Athletes also play a key role in the prevention of heat illnesses. Hydrating outside of practices is important. Athletes should ensure they are hydrating in the days before and after exposure to intense heat, and replacing the fluids lost during practice. Athletes should avoid drinks with sugar and caffeine.

How NC high school football players are acclimated to heat

The N.C. High School Athletic Association has very specific guidelines for high school football teams when it comes to heat acclimatization. All football teams are required to follow these standards beginning on the first official day of practice

Practice Time Guidelines: On the first five days of official practices, schools cannot hold more than one practice per day and total practice time cannot exceed three hours in any one day. Teams can hold a maximum of a one-hour walkthrough during the first five days, but there must be a minimum three-hour break in a cool environment between practices and walkthroughs.

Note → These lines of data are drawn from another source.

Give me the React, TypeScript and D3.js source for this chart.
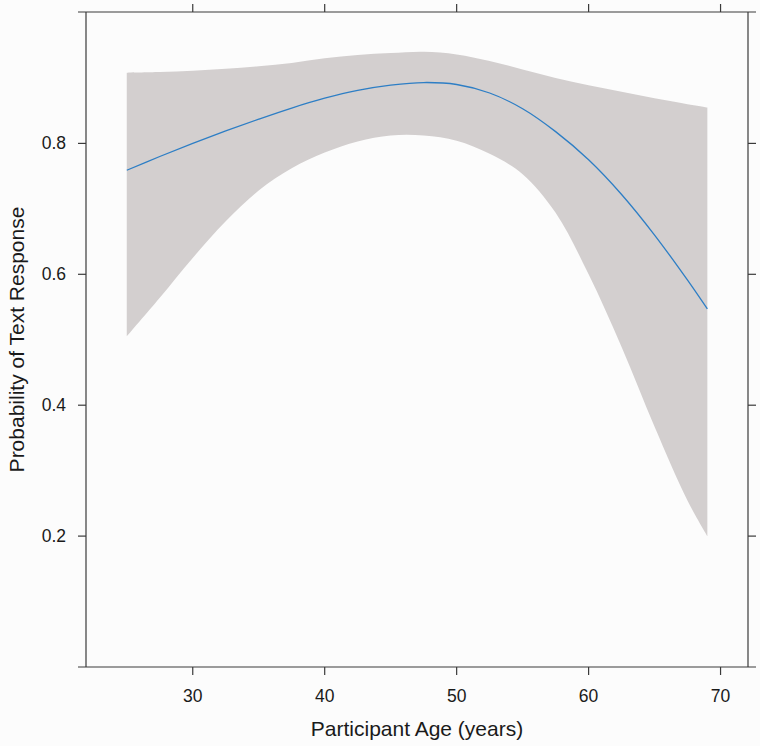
import React from "react";
import * as d3 from "d3";

// fitted probability and its confidence band
const ages = [25, 27.5, 30, 32.5, 35, 37.5, 40, 42.5, 45, 47.5, 50, 52.5, 55, 57.5, 60, 62.5, 65, 67.5, 69];
const fit = [0.759, 0.78, 0.8, 0.819, 0.837, 0.854, 0.869, 0.881, 0.889, 0.893, 0.89, 0.877, 0.853, 0.818, 0.775, 0.722, 0.66, 0.591, 0.547];
const upper = [0.908, 0.909, 0.911, 0.914, 0.918, 0.923, 0.93, 0.935, 0.938, 0.94, 0.936, 0.926, 0.913, 0.9, 0.889, 0.879, 0.869, 0.86, 0.855];
const lower = [0.505, 0.564, 0.625, 0.681, 0.728, 0.762, 0.786, 0.803, 0.812, 0.812, 0.804, 0.784, 0.753, 0.694, 0.6, 0.489, 0.367, 0.254, 0.2];

const xTicks = [30, 40, 50, 60, 70];
const yTicks = [0.2, 0.4, 0.6, 0.8];

const W = 760;
const H = 746;
const left = 86;
const right = 748;
const top = 12;
const bottom = 667;
const tick = 8;
const axisColor = "#3a3a3a";
const font = "'Liberation Sans', Arial, sans-serif";

export default function App() {
	const x = d3.scaleLinear().domain([21.91, 72.08]).range([left, right]);
	const y = d3.scaleLinear().domain([0, 1]).range([bottom, top + 0.5]);

	const idx = ages.map((_, i) => i);
	const curve = d3.curveCatmullRom.alpha(0.5);

	const band = d3
		.area<number>()
		.x((i) => x(ages[i]))
		.y0((i) => y(lower[i]))
		.y1((i) => y(upper[i]))
		.curve(curve);

	const line = d3
		.line<number>()
		.x((i) => x(ages[i]))
		.y((i) => y(fit[i]))
		.curve(curve);

	return (
		<svg
			width={W}
			height={H}
			style={{ position: "absolute", left: 0, top: 0 }}
			fontFamily={font}
		>
			<rect width={W} height={H} fill="#fcfcfc" />

			<path d={band(idx) ?? ""} fill="#d3cfcf" stroke="none" />
			<path d={line(idx) ?? ""} fill="none" stroke="#2d7ec5" strokeWidth={1.3} />

			{/* frame */}
			<g stroke={axisColor} strokeWidth={1.2} fill="none">
				<line x1={left - tick} x2={right + tick} y1={top} y2={top} />
				<line x1={left - tick} x2={right + tick} y1={bottom} y2={bottom} />
				<line x1={left} x2={left} y1={top} y2={bottom} />
				<line x1={right} x2={right} y1={top} y2={bottom} />
			</g>

			{/* x axis */}
			{xTicks.map((t) => (
				<g key={"x" + t}>
					<line x1={x(t)} x2={x(t)} y1={bottom} y2={bottom + tick} stroke={axisColor} strokeWidth={1.2} />
					<line x1={x(t)} x2={x(t)} y1={top} y2={top - tick} stroke={axisColor} strokeWidth={1.2} />
					<text x={x(t)} y={701.5} textAnchor="middle" fontSize={17.5} fill="#1a1a1a">
						{t}
					</text>
				</g>
			))}

			{/* y axis */}
			{yTicks.map((t) => (
				<g key={"y" + t}>
					<line x1={left - tick} x2={left} y1={y(t)} y2={y(t)} stroke={axisColor} strokeWidth={1.2} />
					<line x1={right} x2={right + tick} y1={y(t)} y2={y(t)} stroke={axisColor} strokeWidth={1.2} />
					<text
						x={66}
						y={y(t)}
						textAnchor="end"
						dominantBaseline="central"
						fontSize={17.5}
						fill="#1a1a1a"
					>
						{t.toFixed(1)}
					</text>
				</g>
			))}

			<text x={(left + right) / 2} y={735.5} textAnchor="middle" fontSize={21} fill="#1a1a1a">
				Participant Age (years)
			</text>
			<text
				transform={`translate(23.5, ${(top + bottom) / 2}) rotate(-90)`}
				textAnchor="middle"
				fontSize={21}
				fill="#1a1a1a"
			>
				Probability of Text Response
			</text>
		</svg>
	);
}
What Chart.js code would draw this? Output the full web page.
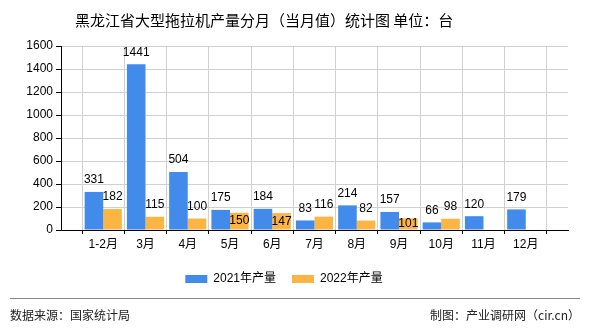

Beginning on the sixth practice day, double-practices can be held, but a double-practice day must be followed by a single-practice day. On double-practice days, neither practice can go longer than three hours, and the total practice time cannot surpass five hours.

Equipment Guidelines: On the first two days of practice, players can only wear helmets. Shoulder pads can be added on days 3-5 and contact with blocking sleds and tackling dummies is allowed. All equipment can be worn and full contact can begin on day six.